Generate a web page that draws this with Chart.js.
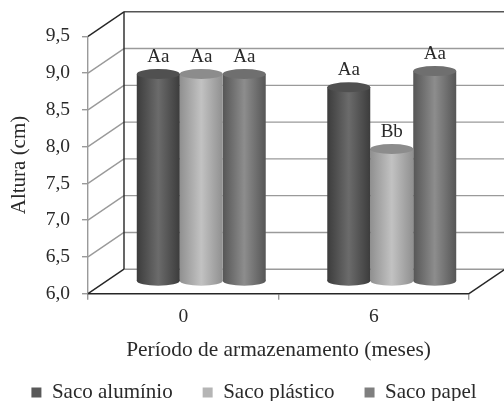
<!DOCTYPE html>
<html>
<head>
<meta charset="utf-8">
<style>
html, body { margin: 0; padding: 0; background: #fff; }
#wrap { width: 504px; height: 401px; }
</style>
<script src="https://cdn.jsdelivr.net/npm/chart.js@4"></script>
</head>
<body>
<div id="wrap"><canvas id="chart" width="504" height="401"></canvas></div>
<script>
const categories = ["0", "6"];
const aluminio = [8.82, 8.64];
const plastico = [8.82, 7.80];
const papel = [8.82, 8.86];
const aluminioMarks = ["Aa", "Aa"];
const plasticoMarks = ["Aa", "Bb"];
const papelMarks = ["Aa", "Aa"];
const yTicks = [6.0, 6.5, 7.0, 7.5, 8.0, 8.5, 9.0, 9.5];

const FONT = "'Liberation Serif', serif";
const TEXT = "#2a2a2a";
const WALL_GRAY = "#9a9a9a";
const DARK = "#262626";
const DEPTH_X = 36;
const DEPTH_Y = -24.5;
const RY = 5;
const LEGEND_HEIGHT = 49;

const shades = [
    { edge: "#3c3c3c", mid: "#6b6b6b", top: "#505050" },
    { edge: "#909090", mid: "#c2c2c2", top: "#8c8c8c" },
    { edge: "#565656", mid: "#8d8d8d", top: "#6f6f6f" },
];

function line(ctx, x1, y1, x2, y2, color, width) {
    ctx.strokeStyle = color;
    ctx.lineWidth = width;
    ctx.beginPath();
    ctx.moveTo(x1, y1);
    ctx.lineTo(x2, y2);
    ctx.stroke();
}

// legend runs the full canvas width and its box stays short despite the big padding
const legendFitPlugin = {
    id: "legendFit",
    beforeLayout(chart) {
        const legend = chart.legend;
        if (legend.shortFit) return;
        const fit = legend.fit;
        legend.fit = function () {
            // row check adds padding twice, so give it room to keep one row
            this.maxWidth = chart.width + 60;
            fit.call(this);
            this.height = LEGEND_HEIGHT;
        };
        legend.shortFit = true;
    },
    afterLayout(chart) {
        // same check again at draw time; left and right also set the centring
        chart.legend.left = -12;
        chart.legend.right = 520;
    },
};

// walls and floor of the 3d box, behind the bars
const boxPlugin = {
    id: "box",
    beforeDatasetsDraw(chart) {
        const { ctx, chartArea, scales } = chart;
        const { left, right } = chartArea;
        ctx.save();
        yTicks.forEach((tick) => {
            const y = scales.y.getPixelForValue(tick);
            const edge = tick === 9.5 || tick === 6.0;
            line(ctx, left, y, left + DEPTH_X, y + DEPTH_Y, edge ? DARK : WALL_GRAY, 1.4);
            line(ctx, left + DEPTH_X, y + DEPTH_Y, right + DEPTH_X, y + DEPTH_Y, tick === 9.5 ? "#555" : WALL_GRAY, 1.4);
        });
        const top = scales.y.getPixelForValue(9.5) + DEPTH_Y;
        const bottom = scales.y.getPixelForValue(6.0);
        line(ctx, left + DEPTH_X, top, left + DEPTH_X, bottom + DEPTH_Y, DARK, 1.4);
        line(ctx, right, bottom, right + DEPTH_X, bottom + DEPTH_Y, DARK, 1.4);
        ctx.restore();
    },
};

// bars stand in the middle of the box depth, drawn as cylinders
const cylinderPlugin = {
    id: "cylinder",
    beforeDatasetDraw(chart, args) {
        const { ctx } = chart;
        const shade = shades[args.index];
        ctx.save();
        ctx.translate(DEPTH_X / 2, DEPTH_Y / 2);
        args.meta.data.forEach((bar) => {
            const rx = bar.width / 2;
            const gradient = ctx.createLinearGradient(bar.x - rx, 0, bar.x + rx, 0);
            gradient.addColorStop(0, shade.edge);
            gradient.addColorStop(0.5, shade.mid);
            gradient.addColorStop(1, shade.edge);
            bar.options = { ...bar.options, backgroundColor: gradient };
            ctx.fillStyle = gradient;
            ctx.beginPath();
            ctx.ellipse(bar.x, bar.base, rx, RY, 0, 0, Math.PI * 2);
            ctx.fill();
        });
    },
    afterDatasetDraw(chart, args) {
        const { ctx } = chart;
        const shade = shades[args.index];
        args.meta.data.forEach((bar) => {
            ctx.fillStyle = shade.top;
            ctx.beginPath();
            ctx.ellipse(bar.x, bar.y, bar.width / 2, RY, 0, 0, Math.PI * 2);
            ctx.fill();
        });
        ctx.restore();
    },
    afterDatasetsDraw(chart) {
        const { ctx } = chart;
        ctx.save();
        ctx.font = "19px " + FONT;
        ctx.fillStyle = TEXT;
        ctx.textAlign = "center";
        ctx.textBaseline = "alphabetic";
        chart.data.datasets.forEach((dataset, i) => {
            chart.getDatasetMeta(i).data.forEach((bar, j) => {
                ctx.fillText(dataset.marks[j], bar.x + DEPTH_X / 2, bar.y + DEPTH_Y / 2 - 12);
            });
        });
        ctx.restore();
    },
};

new Chart(document.getElementById("chart"), {
    type: "bar",
    data: {
        labels: categories,
        datasets: [
            { label: "Saco alumínio", data: aluminio, marks: aluminioMarks, backgroundColor: "#595959", base: 6, clip: false },
            { label: "Saco plástico", data: plastico, marks: plasticoMarks, backgroundColor: "#b5b5b5", base: 6, clip: false },
            { label: "Saco papel", data: papel, marks: papelMarks, backgroundColor: "#7f7f7f", base: 6, clip: false },
        ],
    },
    options: {
        responsive: false,
        animation: false,
        events: [],
        categoryPercentage: 0.677,
        barPercentage: 1,
        layout: { padding: { top: 36.3, right: 35, bottom: 0, left: 0 } },
        plugins: {
            tooltip: { enabled: false },
            legend: {
                position: "bottom",
                labels: {
                    boxWidth: 10,
                    boxHeight: 10,
                    padding: 30,
                    color: TEXT,
                    font: { family: FONT, size: 21 },
                },
            },
        },
        scales: {
            x: {
                afterFit(scale) { scale.height = 58.3; },
                border: { color: DARK, width: 1.4 },
                grid: { drawOnChartArea: false, drawTicks: true, tickLength: 6, color: WALL_GRAY, lineWidth: 1.4 },
                ticks: { color: TEXT, padding: 5, maxRotation: 0, font: { family: FONT, size: 19.5 } },
                title: {
                    display: true,
                    text: "Período de armazenamento (meses)",
                    color: TEXT,
                    padding: { top: 0, bottom: -11.6 },
                    font: { family: FONT, size: 21.4 },
                },
            },
            y: {
                min: 6,
                max: 9.5,
                afterFit(scale) { scale.width = 88; },
                afterBuildTicks(scale) { scale.ticks = yTicks.map((value) => ({ value })); },
                border: { color: WALL_GRAY, width: 1.4 },
                grid: { drawOnChartArea: false, drawTicks: true, tickLength: 6, color: WALL_GRAY, lineWidth: 1.4 },
                ticks: {
                    color: TEXT,
                    padding: 12,
                    font: { family: FONT, size: 19.5 },
                    callback: (value) => value.toFixed(1).replace(".", ","),
                },
                title: {
                    display: true,
                    text: "Altura (cm)",
                    color: TEXT,
                    padding: { top: 7, bottom: 0 },
                    font: { family: FONT, size: 21 },
                },
            },
        },
    },
    plugins: [legendFitPlugin, boxPlugin, cylinderPlugin],
});
</script>
</body>
</html>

..............................

Output the lines above in full and exactly as given, omitting any pictures.

Generate a web page that draws this with Chart.js.
<!DOCTYPE html>
<html>
<head>
<meta charset="utf-8">
<style>
html, body { margin: 0; padding: 0; background: #fff; }
#wrap { width: 504px; height: 401px; }
</style>
<script src="https://cdn.jsdelivr.net/npm/chart.js@4"></script>
</head>
<body>
<div id="wrap"><canvas id="chart" width="504" height="401"></canvas></div>
<script>
const categories = ["0", "6"];
const aluminio = [8.82, 8.64];
const plastico = [8.82, 7.80];
const papel = [8.82, 8.86];
const aluminioMarks = ["Aa", "Aa"];
const plasticoMarks = ["Aa", "Bb"];
const papelMarks = ["Aa", "Aa"];
const yTicks = [6.0, 6.5, 7.0, 7.5, 8.0, 8.5, 9.0, 9.5];

const FONT = "'Liberation Serif', serif";
const TEXT = "#2a2a2a";
const WALL_GRAY = "#9a9a9a";
const DARK = "#262626";
const DEPTH_X = 36;
const DEPTH_Y = -24.5;
const RY = 5;
const LEGEND_HEIGHT = 49;

const shades = [
    { edge: "#3c3c3c", mid: "#6b6b6b", top: "#505050" },
    { edge: "#909090", mid: "#c2c2c2", top: "#8c8c8c" },
    { edge: "#565656", mid: "#8d8d8d", top: "#6f6f6f" },
];

function line(ctx, x1, y1, x2, y2, color, width) {
    ctx.strokeStyle = color;
    ctx.lineWidth = width;
    ctx.beginPath();
    ctx.moveTo(x1, y1);
    ctx.lineTo(x2, y2);
    ctx.stroke();
}

// legend runs the full canvas width and its box stays short despite the big padding
const legendFitPlugin = {
    id: "legendFit",
    beforeLayout(chart) {
        const legend = chart.legend;
        if (legend.shortFit) return;
        const fit = legend.fit;
        legend.fit = function () {
            // row check adds padding twice, so give it room to keep one row
            this.maxWidth = chart.width + 60;
            fit.call(this);
            this.height = LEGEND_HEIGHT;
        };
        legend.shortFit = true;
    },
    afterLayout(chart) {
        // same check again at draw time; left and right also set the centring
        chart.legend.left = -12;
        chart.legend.right = 520;
    },
};

// walls and floor of the 3d box, behind the bars
const boxPlugin = {
    id: "box",
    beforeDatasetsDraw(chart) {
        const { ctx, chartArea, scales } = chart;
        const { left, right } = chartArea;
        ctx.save();
        yTicks.forEach((tick) => {
            const y = scales.y.getPixelForValue(tick);
            const edge = tick === 9.5 || tick === 6.0;
            line(ctx, left, y, left + DEPTH_X, y + DEPTH_Y, edge ? DARK : WALL_GRAY, 1.4);
            line(ctx, left + DEPTH_X, y + DEPTH_Y, right + DEPTH_X, y + DEPTH_Y, tick === 9.5 ? "#555" : WALL_GRAY, 1.4);
        });
        const top = scales.y.getPixelForValue(9.5) + DEPTH_Y;
        const bottom = scales.y.getPixelForValue(6.0);
        line(ctx, left + DEPTH_X, top, left + DEPTH_X, bottom + DEPTH_Y, DARK, 1.4);
        line(ctx, right, bottom, right + DEPTH_X, bottom + DEPTH_Y, DARK, 1.4);
        ctx.restore();
    },
};

// bars stand in the middle of the box depth, drawn as cylinders
const cylinderPlugin = {
    id: "cylinder",
    beforeDatasetDraw(chart, args) {
        const { ctx } = chart;
        const shade = shades[args.index];
        ctx.save();
        ctx.translate(DEPTH_X / 2, DEPTH_Y / 2);
        args.meta.data.forEach((bar) => {
            const rx = bar.width / 2;
            const gradient = ctx.createLinearGradient(bar.x - rx, 0, bar.x + rx, 0);
            gradient.addColorStop(0, shade.edge);
            gradient.addColorStop(0.5, shade.mid);
            gradient.addColorStop(1, shade.edge);
            bar.options = { ...bar.options, backgroundColor: gradient };
            ctx.fillStyle = gradient;
            ctx.beginPath();
            ctx.ellipse(bar.x, bar.base, rx, RY, 0, 0, Math.PI * 2);
            ctx.fill();
        });
    },
    afterDatasetDraw(chart, args) {
        const { ctx } = chart;
        const shade = shades[args.index];
        args.meta.data.forEach((bar) => {
            ctx.fillStyle = shade.top;
            ctx.beginPath();
            ctx.ellipse(bar.x, bar.y, bar.width / 2, RY, 0, 0, Math.PI * 2);
            ctx.fill();
        });
        ctx.restore();
    },
    afterDatasetsDraw(chart) {
        const { ctx } = chart;
        ctx.save();
        ctx.font = "19px " + FONT;
        ctx.fillStyle = TEXT;
        ctx.textAlign = "center";
        ctx.textBaseline = "alphabetic";
        chart.data.datasets.forEach((dataset, i) => {
            chart.getDatasetMeta(i).data.forEach((bar, j) => {
                ctx.fillText(dataset.marks[j], bar.x + DEPTH_X / 2, bar.y + DEPTH_Y / 2 - 12);
            });
        });
        ctx.restore();
    },
};

new Chart(document.getElementById("chart"), {
    type: "bar",
    data: {
        labels: categories,
        datasets: [
            { label: "Saco alumínio", data: aluminio, marks: aluminioMarks, backgroundColor: "#595959", base: 6, clip: false },
            { label: "Saco plástico", data: plastico, marks: plasticoMarks, backgroundColor: "#b5b5b5", base: 6, clip: false },
            { label: "Saco papel", data: papel, marks: papelMarks, backgroundColor: "#7f7f7f", base: 6, clip: false },
        ],
    },
    options: {
        responsive: false,
        animation: false,
        events: [],
        categoryPercentage: 0.677,
        barPercentage: 1,
        layout: { padding: { top: 36.3, right: 35, bottom: 0, left: 0 } },
        plugins: {
            tooltip: { enabled: false },
            legend: {
                position: "bottom",
                labels: {
                    boxWidth: 10,
                    boxHeight: 10,
                    padding: 30,
                    color: TEXT,
                    font: { family: FONT, size: 21 },
                },
            },
        },
        scales: {
            x: {
                afterFit(scale) { scale.height = 58.3; },
                border: { color: DARK, width: 1.4 },
                grid: { drawOnChartArea: false, drawTicks: true, tickLength: 6, color: WALL_GRAY, lineWidth: 1.4 },
                ticks: { color: TEXT, padding: 5, maxRotation: 0, font: { family: FONT, size: 19.5 } },
                title: {
                    display: true,
                    text: "Período de armazenamento (meses)",
                    color: TEXT,
                    padding: { top: 0, bottom: -11.6 },
                    font: { family: FONT, size: 21.4 },
                },
            },
            y: {
                min: 6,
                max: 9.5,
                afterFit(scale) { scale.width = 88; },
                afterBuildTicks(scale) { scale.ticks = yTicks.map((value) => ({ value })); },
                border: { color: WALL_GRAY, width: 1.4 },
                grid: { drawOnChartArea: false, drawTicks: true, tickLength: 6, color: WALL_GRAY, lineWidth: 1.4 },
                ticks: {
                    color: TEXT,
                    padding: 12,
                    font: { family: FONT, size: 19.5 },
                    callback: (value) => value.toFixed(1).replace(".", ","),
                },
                title: {
                    display: true,
                    text: "Altura (cm)",
                    color: TEXT,
                    padding: { top: 7, bottom: 0 },
                    font: { family: FONT, size: 21 },
                },
            },
        },
    },
    plugins: [legendFitPlugin, boxPlugin, cylinderPlugin],
});
</script>
</body>
</html>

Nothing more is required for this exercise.